In practice, enforceability hinges on the instrument’s alignment with governing documents and recognized policy frameworks. The equity plan, award agreements, and employment contracts should cross-reference clawback provisions to ensure consistency and reduce interpretive gaps. Courts typically favor clear, explicit terms over vague promises when determining recoverable amounts and triggered events. To strengthen defensibility, the policy should incorporate illustrative examples showing how a hypothetical restatement would activate recovery and what amounts might be recovered under different scenarios. This explicitness helps both executives and committees understand the consequences of misconduct and financial misreporting.
A principled approach to enforcement also anticipates practical obstacles. Delays in restatement announcements, complex tax implications, or cross-border employment issues can complicate recovery. The policy should set reasonable deadlines for notification and repayment, with allowances for negotiations to avoid abrupt financial distress among the executive. In multinational contexts, it may be necessary to address currency conversions, local employment laws, and potential double taxation. Thoughtful contingency planning reduces the risk of unintended adverse effects while preserving the overall objective of aligning compensation with truthful reporting.
When structuring clawbacks, policy designers should consider sunset provisions or durability clauses that avoid perpetual risk while preserving meaningful protection. A balanced approach determines how long compensation remains subject to recovery following a misconduct finding or restatement, and whether the window can be extended in exceptional circumstances. Sunset features may differentiate between different tiers of misconduct or restatement severity, allowing more precise tailoring to the company’s risk profile. A disciplined approach also contemplates potential changes in control, mergers, or spin-offs, ensuring that clawbacks remain enforceable across corporate transitions and maintain the integrity of financial statements.
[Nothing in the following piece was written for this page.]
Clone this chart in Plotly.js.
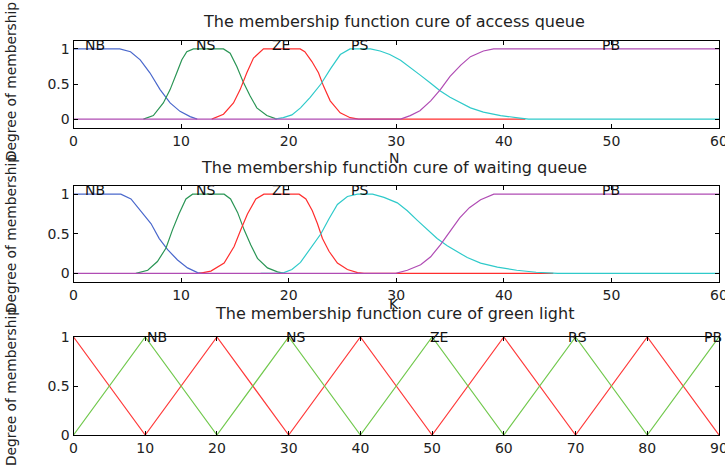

Finally, investor communication and governance disclosure strengthen legitimacy. Publicly reporting the existence and scope of clawback provisions reassures shareholders that leadership accountability is taken seriously. Firms should summarize the policy’s core elements in annual reports or proxy statements, including triggers, look-back periods, and procedures. Regular board review and benchmarking against peer practices help maintain relevance as markets evolve and enforcement standards tighten. By making the framework visible, the company cultivates confidence among lenders, customers, and rating agencies while reinforcing a culture that prizes accurate, responsible financial stewardship.